The Jojari River, once a lifeline for thousands of farmers and families in Rajasthan, is now a symbol of decades-long neglect. But a grassroots documentary has finally broken the silence.
After the release of the Marudhara documentary a few days ago, produced by News Pinch and Abhinav Pandey, the Supreme Court of India has taken suo motu cognizance of the issue, ordering urgent action against untreated industrial waste polluting the river.
For nearly two decades, over 20 lakh villagers across Nagaur, Jodhpur, and Balotra have been living with poisoned water, dying crops, livestock losses, and migration, while successive governments looked the other way. Now, the country’s highest court is stepping in.
The Supreme Court’s Unprecedented Intervention
Hearing the matter, Justices Vikram Nath and Sandeep Mehta called the pollution a grave crisis, observing that “hundreds of villages are affected by the discharge of hazardous industrial waste into Jojari, making water unfit for human and animal consumption.”
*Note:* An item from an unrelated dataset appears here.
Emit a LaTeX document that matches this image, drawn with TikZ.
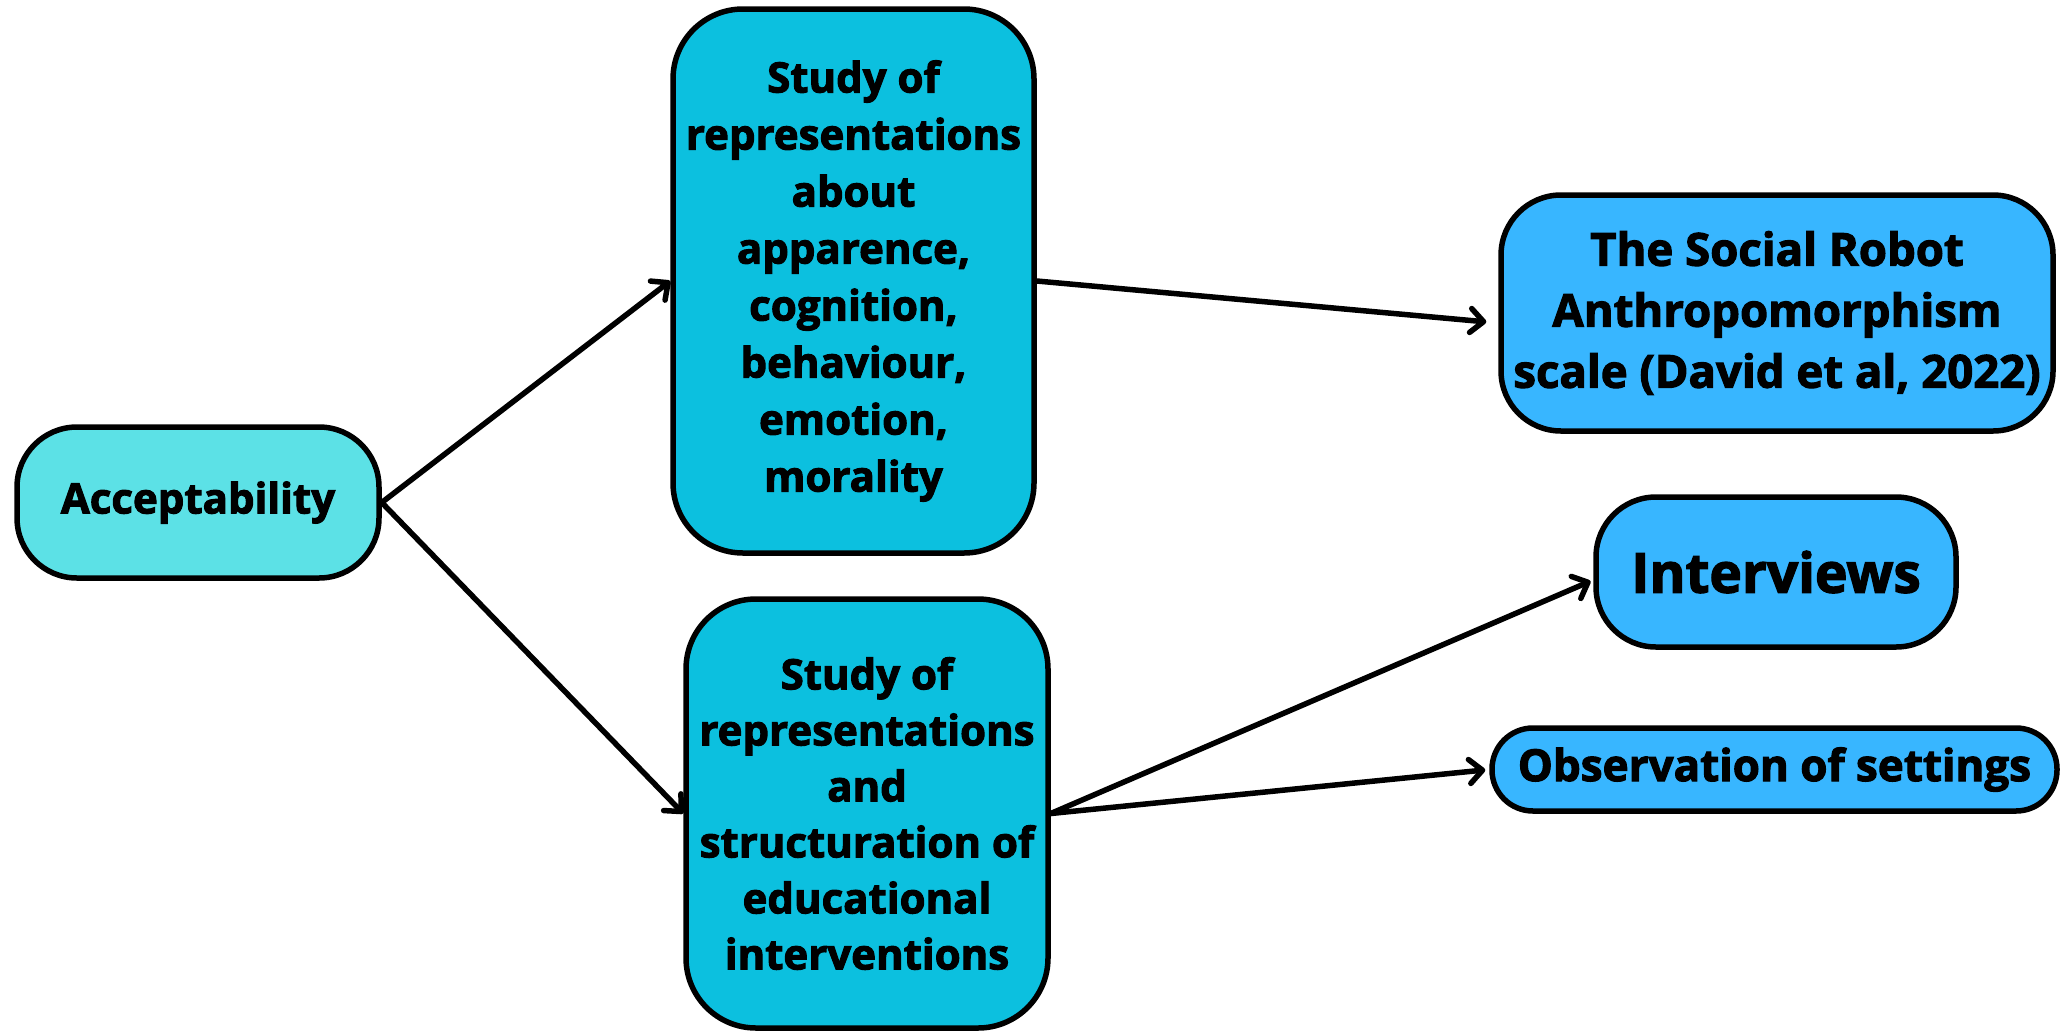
\documentclass[tikz,border=0pt]{standalone}
\usepackage{fontspec}
\setmainfont{Open Sans}[BoldFeatures={FakeBold=2.4}]
\usetikzlibrary{arrows.meta}
\definecolor{accfill}{HTML}{5CE1E6}
\definecolor{midfill}{HTML}{0CC0DF}
\definecolor{rightfill}{HTML}{38B6FF}
\tikzset{
  boxbase/.style={draw=black, line width=5.5pt, rounded corners=#1, align=center, inner sep=0pt, font=\bfseries\fontsize{42}{57}\selectfont},
  conn/.style={line width=5.5pt, line cap=round, -{Straight Barb[length=13pt,width=24pt,line width=5.5pt,round]}},
}
\begin{document}
\begin{tikzpicture}[x=1pt,y=-1pt]
\useasboundingbox (0,0) rectangle (2061,1031);
\node[boxbase=60pt, fill=accfill, minimum width=362pt, minimum height=151pt] (acc) at (198,502.5) {Acceptability};
\node[boxbase=70pt, fill=midfill, minimum width=361pt, minimum height=544pt] (b1) at (853.5,281) {Study of\\representations\\about\\apparence,\\cognition,\\behaviour,\\emotion,\\morality};
\node[boxbase=70pt, fill=midfill, minimum width=362pt, minimum height=429pt, font=\bfseries\fontsize{42}{56}\selectfont] (b2) at (867,813.5) {Study of\\representations\\and\\structuration of\\educational\\interventions};
\node[boxbase=60pt, fill=rightfill, minimum width=552pt, minimum height=236pt, font=\bfseries\fontsize{45.5}{61}\selectfont] (srs) at (1777,313) {The Social Robot\\Anthropomorphism\\scale (David et al, 2022)};
\node[boxbase=60pt, fill=rightfill, minimum width=360pt, minimum height=150pt, font=\bfseries\fontsize{55}{60}\selectfont] (int) at (1776,572) {Interviews};
\node[boxbase=41pt, fill=rightfill, minimum width=565pt, minimum height=83pt, font=\bfseries\fontsize{44}{50}\selectfont] (obs) at (1774.5,769.5) {Observation of settings};
\draw[conn] (acc.east) -- (b1.west);
\draw[conn] (acc.east) -- (b2.west);
\draw[conn, shorten >=12pt] (b1.east) -- ([yshift=-10pt]srs.west);
\draw[conn, shorten >=3pt] (b2.east) -- ([yshift=-8pt]int.west);
\draw[conn, shorten >=4pt] (b2.east) -- (obs.west);
\end{tikzpicture}
\end{document}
The Registry has been asked to place the matter before Chief Justice B.R. Gavai, paving the way for a special bench or monitoring committee. For the first time, Rajasthan’s state government, the Pollution Control Board, and central authorities must submit detailed responses and take “urgent remedial action.”
This move marks the first real accountability from the government in years, giving villagers a glimmer of hope after decades of being ignored.
Marudhara: A Documentary That Shook the System
The turning point came when News Pinch released Marudhara on 12th September 2025, a hard-hitting documentary that went beyond statistics and showed the human cost of Jojari’s decay.
The team spent days in the affected villages, recording mothers begging for clean water, children suffering illnesses, and farmers losing harvest after harvest. Drone visuals by activist Shravan Patel, along with testimonies from local leaders, painted a stark picture of environmental collapse.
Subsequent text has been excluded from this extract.